Labuhanbatu Utara, bidikkasusnews.com - Dugaan ketidaktertiban administrasi dan lemahnya pengawasan kembali menyelimuti pelaksanaan Pengadaan Barang dan Jasa (PBJ) di Kabupaten Labuhanbatu Utara (Labura). Tim media menemukan bahwa sebanyak 301 kontrak senilai Rp75,9 miliar tidak tercatat dalam sistem Layanan Pengadaan Secara Elektronik (LPSE) Pemkab Labura pada Tahun Anggaran 2024. (14/5/2024).
Berdasarkan data awal dari Sistem Informasi Rencana Umum Pengadaan (SiRUP), Pemkab Labura mengumumkan 3.563 paket kegiatan dengan total pagu anggaran sebesar Rp421,2 miliar. Namun, data LPSE menunjukkan adanya 3.564 paket dengan nilai pagu sedikit lebih tinggi, yakni Rp421,4 miliar. Terdapat selisih satu paket dan tambahan pagu sekitar Rp 200 juta tanpa penjelasan resmi.
Lebih jauh, dari total 3.564 paket tersebut, hanya 1.742 paket (sekitar 49 persen) yang berhasil dikontrakkan dengan nilai kontrak Rp230,5 miliar (sekitar 55 persen dari total pagu). Ironisnya, dari jumlah itu, hanya 1.441 paket yang tercatat pada tahap serah terima di LPSE, dengan total nilai Rp154,6 miliar. Artinya, terdapat 301 kontrak senilai Rp75,9 miliar yang tidak tercatat sama sekali pada tahap akhir pengadaan.
Ketika dikonfirmasi, Plt. Kepala Bagian PBJ Pemkab Labura mengaku terkejut dan menyebut hal itu kemungkinan akibat belum selesainya proses pencatatan oleh masing-masing Organisasi Perangkat Daerah (OPD). “Terkadang pak, di aplikasi itu mereka tidak menyelesaikan paketnya. Disaat penyelesaian itulah di-upload serah terimanya.
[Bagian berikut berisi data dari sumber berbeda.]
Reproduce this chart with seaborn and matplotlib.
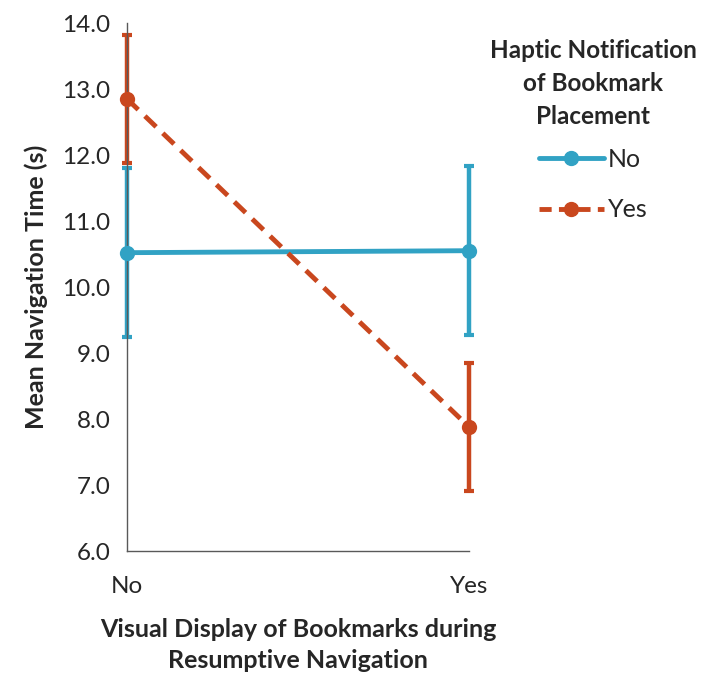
import matplotlib
matplotlib.use("Agg")
import matplotlib.pyplot as plt
import seaborn as sns
import pandas as pd
import numpy as np
from matplotlib.lines import Line2D

visual = ["No", "Yes"]
haptic = ["No", "Yes"]
mean_no = [10.52, 10.55]
mean_yes = [12.85, 7.88]
err_no = [1.28, 1.28]
err_yes = [0.97, 0.97]
colors = {"No": "#31A2C4", "Yes": "#C9471E"}

sns.set_theme(style="white")
plt.rcParams['font.family'] = ['Lato', 'DejaVu Sans']

rows = []
for i, v in enumerate(visual):
    rows.append({"x": i, "Visual": v, "Haptic": "No", "mean": mean_no[i], "err": err_no[i]})
    rows.append({"x": i, "Visual": v, "Haptic": "Yes", "mean": mean_yes[i], "err": err_yes[i]})
df = pd.DataFrame(rows)

fig = plt.figure(figsize=(7.02, 6.75), dpi=100)
ax = fig.add_axes([127/702, 1-551/675, (469-127)/702, (551-23)/675])

for h in haptic:
    sub = df[df.Haptic == h]
    ax.errorbar(sub.x, sub["mean"], yerr=sub.err, fmt="none", ecolor=colors[h],
                elinewidth=3.2, capsize=3.5, capthick=3, zorder=2, clip_on=False)

sns.lineplot(data=df, x="x", y="mean", hue="Haptic", style="Haptic",
             palette=colors, dashes={"No": "", "Yes": (3.2, 1.9)},
             markers={"No": "o", "Yes": "o"}, markersize=11, markeredgewidth=0,
             linewidth=3.5, ax=ax, legend=False, zorder=3, clip_on=False)

ax.set_xlim(0, 1)
ax.set_ylim(6, 14)
ax.set_yticks(np.arange(6, 14.01, 1.0))
ax.set_yticklabels([f"{t:.1f}" for t in np.arange(6, 14.01, 1.0)], fontsize=17.5)
ax.set_xticks([0, 1])
ax.set_xticklabels(visual, fontsize=17.5)
ax.tick_params(axis="both", direction="out", length=7, width=1, color="#595959", pad=5)
ax.tick_params(axis="x", length=10, pad=8)
for s in ["top", "right"]:
    ax.spines[s].set_visible(False)
for s in ["left", "bottom"]:
    ax.spines[s].set_color("#595959")
    ax.spines[s].set_linewidth(1)

ax.set_ylabel("Mean Navigation Time (s)", fontsize=18, fontweight="bold", labelpad=10)
ax.set_xlabel("Visual Display of Bookmarks during\nResumptive Navigation", fontsize=18,
              fontweight="bold", labelpad=15, linespacing=1.45)

handles = [Line2D([0], [0], color=colors["No"], lw=3.5, marker="o", markersize=10),
           Line2D([0], [0], color=colors["Yes"], lw=3.5, ls=(0, (2.5, 1.5)), marker="o", markersize=10)]
leg = fig.legend(handles, haptic, title="Haptic Notification\nof Bookmark\nPlacement",
                 loc="upper center", bbox_to_anchor=(593/702, 1-16/675), frameon=False,
                 fontsize=18, title_fontproperties={"weight": "bold", "size": 17.5},
                 handlelength=2.6, handletextpad=0.15, labelspacing=1.1)
leg.get_title().set_multialignment("center")
leg.get_title().set_linespacing(1.55)
leg._legend_box.sep = 14

fig.savefig("out.png", dpi=100)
Jadi ini nanti penyelesaian paketnya di akhir tahun,” ujarnya beberapa waktu yang lalu.
Namun, jika merujuk pada praktik tahun-tahun sebelumnya, kondisi serupa juga terjadi pada tahun 2023. Artinya, alasan keterlambatan pencatatan bukanlah hal baru. Ketika ditegaskan, Plt. Kabag PBJ menjawab, “Oh, ini, uda siap semuanya itu. Tapi gak semua OPD mencatatkan, adanya datanya samaku.”
Ia juga meminta agar media melihat data berdasarkan masing-masing OPD. “Maunya per OPD, kadang itu ada yang menyelesaikan ada yang tidak. Kasian juga orang itu, kan sudah kerja, tapi malah dimasalahkan,” katanya, menunjukkan keprihatinan atas dampak umum terhadap OPD yang bekerja sesuai prosedur.
Namun demikian, Aktivis hukum sekaligus lawyer dari Rumah Hukum Surya Dayan SH & fatner, menegaskan, bahwa hal ini tidak bisa dianggap kelalaian biasa. “Jika suatu kegiatan sudah dikontrakkan tapi realisasi Serah terimanya tidak tercatat dalam sistem LPSE, maka publik tidak bisa mengawasi. Ini jelas bertentangan dengan prinsip transparansi dan membuka peluang terjadinya pengadaan fiktif,” ungkapnya.
Lebih lanjut, ia menegaskan bahwa tanggung jawab pengelolaan pengadaan melekat pada institusi, bukan semata individu. “Kalau pun pejabatnya berganti, tanggung jawab kelembagaan tidak otomatis gugur. Harus ada audit forensik terhadap seluruh kontrak yang tidak tercatat,” tegasnya.
Surya Dayan juga mengingatkan bahwa hal ini berpotensi melanggar Peraturan Presiden (Perpres) Nomor 16 Tahun 2018 tentang Pengadaan Barang/Jasa Pemerintah, khususnya Pasal 6, yang menyebutkan bahwa pengadaan wajib memenuhi prinsip: efisien, efektif, transparan, terbuka, bersaing, adil, dan akuntabel.
“Konsekuensinya bukan hanya administratif, tapi juga hukum. Setiap pejabat yang lalai dalam memastikan transparansi dan akuntabilitas dapat dimintai pertanggungjawaban berdasarkan Undang-Undang Tipikor. Apalagi jika dana publik yang besar sudah digunakan tanpa dapat ditelusuri melalui sistem,” pungkas Dayan SH.